** START OF Information provided **

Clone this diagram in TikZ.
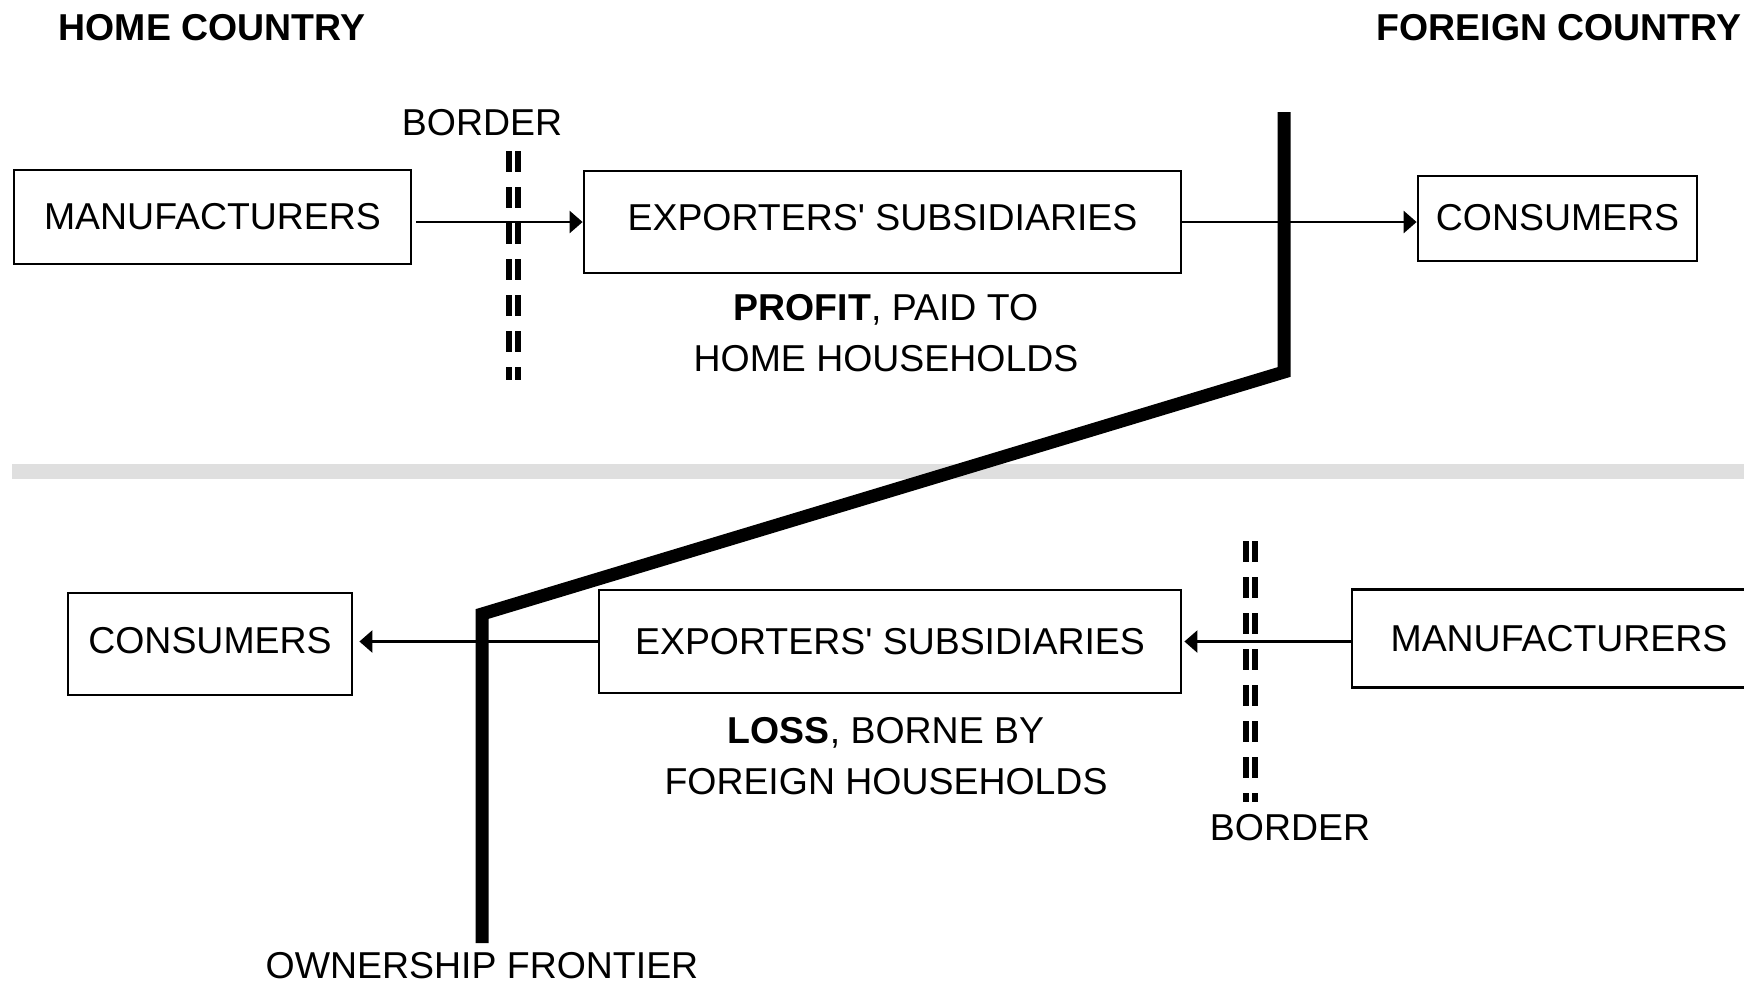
\documentclass[tikz,border=0pt]{standalone}
\usepackage{fontspec}
\setmainfont{Liberation Sans}
\usetikzlibrary{arrows.meta,positioning}

\begin{document}
\begin{tikzpicture}[>={Triangle[length=1.3mm,width=2.2mm]},font=\fontsize{10.65}{14.5}\selectfont,
  box/.style={draw,line width=0.8pt,inner sep=0pt},
  flow/.style={->,line width=0.75pt},
  fence/.style={line width=0.65mm,dash pattern=on 2.1mm off 1.5mm},
  frontier/.style={line width=1.3mm,line join=miter}]
\useasboundingbox (0,0) rectangle (17.44,-9.83);
\fill[gray!25] (0.12,-4.64) rectangle (17.44,-4.79);
\node[font=\bfseries\fontsize{10.65}{12}\selectfont] (homeT) at (2.12,-0.28) {HOME COUNTRY};
\node[font=\bfseries\fontsize{10.65}{12}\selectfont] (foreignT) at (15.59,-0.28) {FOREIGN COUNTRY};
% top half
\node[box,minimum width=3.97cm,minimum height=0.94cm] (mfrH) at (2.125,-2.17) {MANUFACTURERS};
\node[box,minimum width=5.97cm,minimum height=1.02cm,text depth=0.09cm] (expH) at (8.825,-2.22) {EXPORTERS\textquotesingle{} SUBSIDIARIES};
\node[box,minimum width=2.79cm,minimum height=0.85cm,text depth=0.03cm] (conF) at (15.575,-2.185) {CONSUMERS};
\node[align=center] (profit) at (8.86,-3.33) {\textbf{PROFIT}, PAID TO\\HOME HOUSEHOLDS};
% bottom half
\node[box,minimum width=2.84cm,minimum height=1.02cm,text depth=0.07cm] (conH) at (2.10,-6.44) {CONSUMERS};
\node[box,minimum width=5.82cm,minimum height=1.03cm] (expF) at (8.90,-6.415) {EXPORTERS\textquotesingle{} SUBSIDIARIES};
\node[box,minimum width=4.14cm,minimum height=0.98cm] (mfrF) at (15.59,-6.385) {MANUFACTURERS};
\node[align=center] (loss) at (8.86,-7.565) {\textbf{LOSS}, BORNE BY\\FOREIGN HOUSEHOLDS};
% flows
\draw[flow] ([xshift=0.4mm]mfrH.east |- expH.west) -- (expH.west);
\draw[flow] (expH.east) -- (expH.east -| conF.west);
\draw[flow] (expF.west) -- ([xshift=0.6mm]expF.west -| conH.east);
\draw[flow] (mfrF.west |- expF.east) -- ([xshift=0.2mm]expF.east);
% borders
\draw[fence] (5.09,-1.51) -- (5.09,-3.80);
\draw[fence] (5.18,-1.51) -- (5.18,-3.80);
\node (borderH) at (4.82,-1.23) {BORDER};
\draw[fence] (12.46,-5.41) -- (12.46,-8.02);
\draw[fence] (12.55,-5.41) -- (12.55,-8.02);
\node (borderF) at (12.90,-8.28) {BORDER};
% ownership frontier
\draw[frontier] (12.84,-1.12) -- (12.84,-3.72) -- (4.82,-6.14) -- (4.82,-9.43);
\node (owner) at (4.82,-9.66) {OWNERSHIP FRONTIER};
\end{tikzpicture}
\end{document}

** END OF Information provided **

Omit the pictures and output all of the other material exactly.

> Exercise answer:
Clone this diagram in TikZ.
\documentclass[tikz,border=0pt]{standalone}
\usepackage{fontspec}
\setmainfont{Liberation Sans}
\usetikzlibrary{arrows.meta,positioning}

\begin{document}
\begin{tikzpicture}[>={Triangle[length=1.3mm,width=2.2mm]},font=\fontsize{10.65}{14.5}\selectfont,
  box/.style={draw,line width=0.8pt,inner sep=0pt},
  flow/.style={->,line width=0.75pt},
  fence/.style={line width=0.65mm,dash pattern=on 2.1mm off 1.5mm},
  frontier/.style={line width=1.3mm,line join=miter}]
\useasboundingbox (0,0) rectangle (17.44,-9.83);
\fill[gray!25] (0.12,-4.64) rectangle (17.44,-4.79);
\node[font=\bfseries\fontsize{10.65}{12}\selectfont] (homeT) at (2.12,-0.28) {HOME COUNTRY};
\node[font=\bfseries\fontsize{10.65}{12}\selectfont] (foreignT) at (15.59,-0.28) {FOREIGN COUNTRY};
% top half
\node[box,minimum width=3.97cm,minimum height=0.94cm] (mfrH) at (2.125,-2.17) {MANUFACTURERS};
\node[box,minimum width=5.97cm,minimum height=1.02cm,text depth=0.09cm] (expH) at (8.825,-2.22) {EXPORTERS\textquotesingle{} SUBSIDIARIES};
\node[box,minimum width=2.79cm,minimum height=0.85cm,text depth=0.03cm] (conF) at (15.575,-2.185) {CONSUMERS};
\node[align=center] (profit) at (8.86,-3.33) {\textbf{PROFIT}, PAID TO\\HOME HOUSEHOLDS};
% bottom half
\node[box,minimum width=2.84cm,minimum height=1.02cm,text depth=0.07cm] (conH) at (2.10,-6.44) {CONSUMERS};
\node[box,minimum width=5.82cm,minimum height=1.03cm] (expF) at (8.90,-6.415) {EXPORTERS\textquotesingle{} SUBSIDIARIES};
\node[box,minimum width=4.14cm,minimum height=0.98cm] (mfrF) at (15.59,-6.385) {MANUFACTURERS};
\node[align=center] (loss) at (8.86,-7.565) {\textbf{LOSS}, BORNE BY\\FOREIGN HOUSEHOLDS};
% flows
\draw[flow] ([xshift=0.4mm]mfrH.east |- expH.west) -- (expH.west);
\draw[flow] (expH.east) -- (expH.east -| conF.west);
\draw[flow] (expF.west) -- ([xshift=0.6mm]expF.west -| conH.east);
\draw[flow] (mfrF.west |- expF.east) -- ([xshift=0.2mm]expF.east);
% borders
\draw[fence] (5.09,-1.51) -- (5.09,-3.80);
\draw[fence] (5.18,-1.51) -- (5.18,-3.80);
\node (borderH) at (4.82,-1.23) {BORDER};
\draw[fence] (12.46,-5.41) -- (12.46,-8.02);
\draw[fence] (12.55,-5.41) -- (12.55,-8.02);
\node (borderF) at (12.90,-8.28) {BORDER};
% ownership frontier
\draw[frontier] (12.84,-1.12) -- (12.84,-3.72) -- (4.82,-6.14) -- (4.82,-9.43);
\node (owner) at (4.82,-9.66) {OWNERSHIP FRONTIER};
\end{tikzpicture}
\end{document}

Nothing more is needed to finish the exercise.